SCO outshines NATO in valuing cooperation

By Sun Zhuangzhi (China Daily) Updated: 2014-09-11 07:51

The Shanghai Cooperation Organization summit on Sept 11-12 in Dushanbe, Tajikistan, is likely to see member states issue a joint statement to boost multilateral strategic cooperation.

The SCO was designed to promote open, pragmatic and transparent cooperation among member states for regional development, rather than as a political or military group. In its approach to cooperation, the SCO is fundamentally different from the US-led NATO, which was founded during the Cold War. NATO, an alliance borne out of the postwar confrontation between the US and the Soviet Union, was established to strengthen military ties among its member states and to serve as a joint military force to reinforce the US' leadership across the globe.

The Sept 4 NATO summit in Wales, the United Kingdom, expressed great concern over the security situation in Europe and the Ukraine crisis. Vowing to extend more support to Ukraine through the "Readiness Action Plan", the summit was actually seeking to contain Russia.

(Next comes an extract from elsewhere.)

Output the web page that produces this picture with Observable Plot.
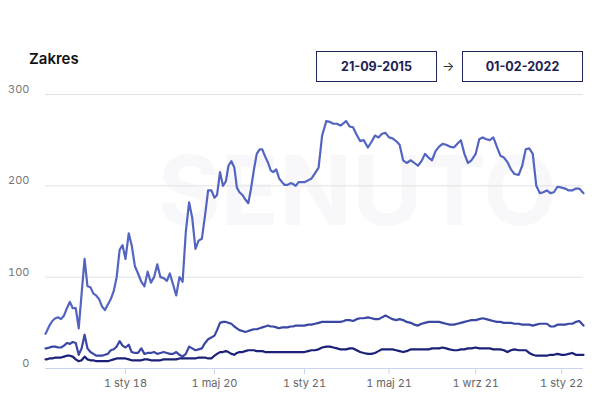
<!DOCTYPE html>
<html><head><meta charset="utf-8">
<script src="https://cdn.jsdelivr.net/npm/d3@7"></script>
<script src="https://cdn.jsdelivr.net/npm/@observablehq/plot@0.6"></script>
<style>
body{margin:0;background:#fff;font-family:Inter,"Open Sans",sans-serif;}
#wrap{position:relative;width:598px;height:400px;overflow:hidden;background:#fff;}
#chart{position:absolute;left:0;top:0;}
#title{position:absolute;left:29px;top:49px;font-size:15px;font-weight:600;color:#111;}
.box{position:absolute;top:51px;height:31px;width:121px;border:1.5px solid #1f2459;box-sizing:border-box;display:flex;align-items:center;justify-content:center;font-size:12.5px;font-weight:700;color:#1c2150;background:#fff;}
#arrow{position:absolute;left:442px;top:58px;font-size:13px;color:#333;}
</style></head>
<body>
<div id="wrap">
  <div id="chart"></div>
  <div id="title">Zakres</div>
  <div class="box" style="left:316px">21-09-2015</div>
  <div id="arrow">→</div>
  <div class="box" style="left:462px">01-02-2022</div>
</div>
<script>
// ---- dates (sampling of the series) ----
const datesMonthly = ["2015-09-21","2015-10-01","2015-11-01","2015-12-01",
"2016-01-01","2016-02-01","2016-03-01","2016-04-01","2016-05-01","2016-06-01","2016-07-01","2016-08-01","2016-09-01","2016-10-01","2016-11-01","2016-12-01",
"2017-01-01","2017-02-01","2017-03-01","2017-04-01","2017-05-01","2017-06-01","2017-07-01","2017-08-01","2017-09-01","2017-10-01","2017-11-01","2017-12-01",
"2018-01-01","2018-02-01","2018-03-01","2018-04-01","2018-05-01","2018-06-01","2018-07-01","2018-08-01","2018-09-01","2018-10-01","2018-11-01","2018-12-01",
"2019-01-01","2019-02-01","2019-03-01","2019-04-01","2019-05-01","2019-06-01","2019-07-01","2019-08-01","2019-09-01","2019-10-01","2019-11-01","2019-12-01",
"2020-01-01","2020-02-01","2020-03-01","2020-04-01"];
const datesWeekly = ["2020-05-01","2020-05-08","2020-05-16","2020-05-24","2020-06-01","2020-06-08","2020-06-16","2020-06-24",
"2020-07-01","2020-07-08","2020-07-16","2020-07-24","2020-08-01","2020-08-08","2020-08-16","2020-08-24",
"2020-09-01","2020-09-08","2020-09-16","2020-09-24","2020-10-01","2020-10-08","2020-10-16","2020-10-24",
"2020-11-01","2020-11-08","2020-11-16","2020-11-24","2020-12-01","2020-12-08","2020-12-16","2020-12-24"];
const datesDaily = [
"2021-01-01","2021-01-06","2021-01-11","2021-01-16","2021-01-21","2021-01-26",
"2021-02-01","2021-02-06","2021-02-11","2021-02-16","2021-02-21","2021-02-26",
"2021-03-01","2021-03-06","2021-03-11","2021-03-16","2021-03-21","2021-03-26",
"2021-04-01","2021-04-06","2021-04-11","2021-04-16","2021-04-21","2021-04-26",
"2021-05-01","2021-05-06","2021-05-11","2021-05-16","2021-05-21","2021-05-26",
"2021-06-01","2021-06-06","2021-06-11","2021-06-16","2021-06-21","2021-06-26",
"2021-07-01","2021-07-06","2021-07-11","2021-07-16","2021-07-21","2021-07-26",
"2021-08-01","2021-08-06","2021-08-11","2021-08-16","2021-08-21","2021-08-26",
"2021-09-01","2021-09-06","2021-09-11","2021-09-16","2021-09-21","2021-09-26",
"2021-10-01","2021-10-06","2021-10-11","2021-10-16","2021-10-21","2021-10-26",
"2021-11-01","2021-11-06","2021-11-11","2021-11-16","2021-11-21","2021-11-26",
"2021-12-01","2021-12-06","2021-12-11","2021-12-16","2021-12-21","2021-12-26",
"2022-01-01","2022-01-06","2022-01-11","2022-01-16","2022-01-21","2022-01-26",
"2022-02-01"];

// ---- series values ----
const topMonthly = [38,40,47,52, 55,56,54,58,66,73,66,66,44,82,120,90, 89,82,80,76,68,64,70,76,85,100,130,135,
 120,148,135,112,104,95,90,106,94,100,114,100, 99,96,104,92,80,100,95,150,182,165,131,140, 142,168,195,195];
const topWeekly = [187,190,215,200, 205,222,227,220, 198,193,190,185, 181,196,217,235, 240,240,232,225, 217,215,218,208, 204,201,201,203, 202,200,204,204];
const topDaily = [204,206,208,214,220,255, 271,270,268,268,266,269, 271,265,264,256,249,250, 242,248,255,253,257,258,
 253,252,249,245,228,225, 228,225,222,227,235,231, 228,238,243,246,245,243, 242,246,250,235,225,228,
 235,251,253,251,250,253, 243,233,231,226,218,213, 212,222,240,241,235,200, 192,193,195,192,193,199,
 198,197,195,195,197,197, 192];

const midMonthly = [22,22,23,24, 24,23,23,25,28,27,29,28,15,22,37,22, 18,16,14,14,14,15,16,20,21,24,30,25,
 23,26,18,17,17,22,16,17,17,18,16,17, 18,17,16,16,18,15,13,16,24,22,20,21, 22,28,32,34];
const midWeekly = [36,42,50,51, 51,50,49,46, 44,42,41,40, 41,42,43,43, 44,45,46,47, 46,46,45,44, 45,45,45,46, 46,47,47,47];
const midDaily = [47,48,48,49,50,51, 51,51,51,51,51,52, 53,53,52,54,55,55, 56,55,54,54,56,58,
 56,54,53,54,53,51, 50,48,47,49,50,51, 51,51,51,50,49,48, 48,49,50,51,52,53,
 53,54,55,54,53,52, 51,51,50,50,50,49, 49,48,48,48,47,48, 49,49,49,46,46,48,
 48,48,49,49,51,52, 47];

const lowMonthly = [10,10,11,11, 12,12,12,13,14,14,13,10,8,9,13,10, 9,9,8,8,8,8,8,9,10,11,11,11,
 11,10,9,9,9,9,10,10,9,9,9,9, 10,10,10,10,10,11,11,11,11,11,11,12, 12,12,11,11];
const lowWeekly = [14,16,18,18, 19,18,16,15, 17,18,18,19, 20,20,20,19, 19,19,18,18, 18,18,18,18, 18,18,18,18, 18,18,18,18];
const lowDaily = [18,19,20,20,21,23, 24,24,23,22,21,21, 21,22,22,20,18,17, 16,16,17,19,21,21,
 21,21,20,19,18,19, 21,21,21,21,21,21, 22,22,22,23,22,21, 20,20,21,21,22,22,
 23,22,22,22,22,21, 21,21,20,18,20,21, 20,20,20,17,15,14, 14,14,14,15,15,16,
 15,15,16,17,15,15, 15];

// ---- axis ticks ----
const xTickDates = ["2018-01-01","2020-05-01","2021-01-01","2021-05-01","2021-09-01","2022-01-01"];
const xTickLabels = ["1 sty 18","1 maj 20","1 sty 21","1 maj 21","1 wrz 21","1 sty 22"];
const yTicks = [0,100,200,300];

// ---- build table ----
const dates = [...datesMonthly, ...datesWeekly, ...datesDaily].map(s => new Date(s));
const topV = [...topMonthly, ...topWeekly, ...topDaily];
const midV = [...midMonthly, ...midWeekly, ...midDaily];
const lowV = [...lowMonthly, ...lowWeekly, ...lowDaily];
const rows = dates.map((d, i) => ({date: d, top: topV[i], mid: midV[i], low: lowV[i]}));
const xTicks = xTickDates.map(s => new Date(s));
const fmtX = d => xTickLabels[xTicks.findIndex(t => +t === +d)];

const chart = Plot.plot({
  width: 598,
  height: 400,
  marginTop: 94,
  marginBottom: 32,
  marginLeft: 45,
  marginRight: 15,
  style: {fontFamily: "Inter, 'Open Sans', sans-serif", background: "transparent"},
  x: {type: "utc",
      domain: [new Date("2015-09-21"), new Date("2018-01-01"), new Date("2020-05-01"), new Date("2021-01-01"), new Date("2022-02-01")],
      range: [45, 125, 214, 304, 583]},
  y: {domain: [0, 300]},
  marks: [
    Plot.text(["SENUTO"], {frameAnchor: "middle", dx: 43, dy: -37, fontSize: 96, fontWeight: 700, fill: "#f8f8fa"}),
    Plot.gridY(yTicks.filter(t => t > 0), {stroke: "#e2e2e2", strokeOpacity: 1, strokeWidth: 1}),
    Plot.ruleY([0], {stroke: "#c9d5ec", strokeWidth: 1.2}),
    Plot.axisY({ticks: yTicks, tickSize: 0, tickPadding: 16, dy: -5, fontSize: 11, color: "#777", label: null}),
    Plot.axisX({ticks: xTicks, tickFormat: fmtX, tickSize: 6, tickPadding: 5, stroke: "#c9d5ec", fontSize: 11, color: "#666", label: null}),
    Plot.line(rows, {x: "date", y: "top", stroke: "#5465bf", strokeWidth: 2.2}),
    Plot.line(rows, {x: "date", y: "mid", stroke: "#3a47a3", strokeWidth: 2.2}),
    Plot.line(rows, {x: "date", y: "low", stroke: "#1b2078", strokeWidth: 2.2})
  ]
});
document.getElementById("chart").appendChild(chart);
</script>
</body></html>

In stark contrast, the SCO summit is unlikely to focus on NATO's sanctions against Russia despite the latter being a major member of the organization. Instead, it will lay equal emphasis on economic and security cooperation, because all SCO member states - China, Russia, Kazakhstan, Kyrgyzstan, Tajikistan and Uzbekistan - believe in cooperation rather than confrontation.

The SCO promotes economic and cultural exchanges, and accords priority to trade facilitation in the fields of transportation, energy and finance. The "New Silk Road Economic Belt" proposed by President Xi Jinping last year - which covers 40 Asian and European countries - is an appropriate example of infrastructure interconnection among SCO member states.

Russia is facing a hostile West, which is accusing it of supporting Ukrainian rebels in eastern Ukraine. And the sanctions imposed by the West are hurting Russia's economy. New Ukrainian President Petro Poroshenko has complicated matters further by declaring that Ukraine would like to join the European Union and NATO, because this poses an immediate threat to Russia.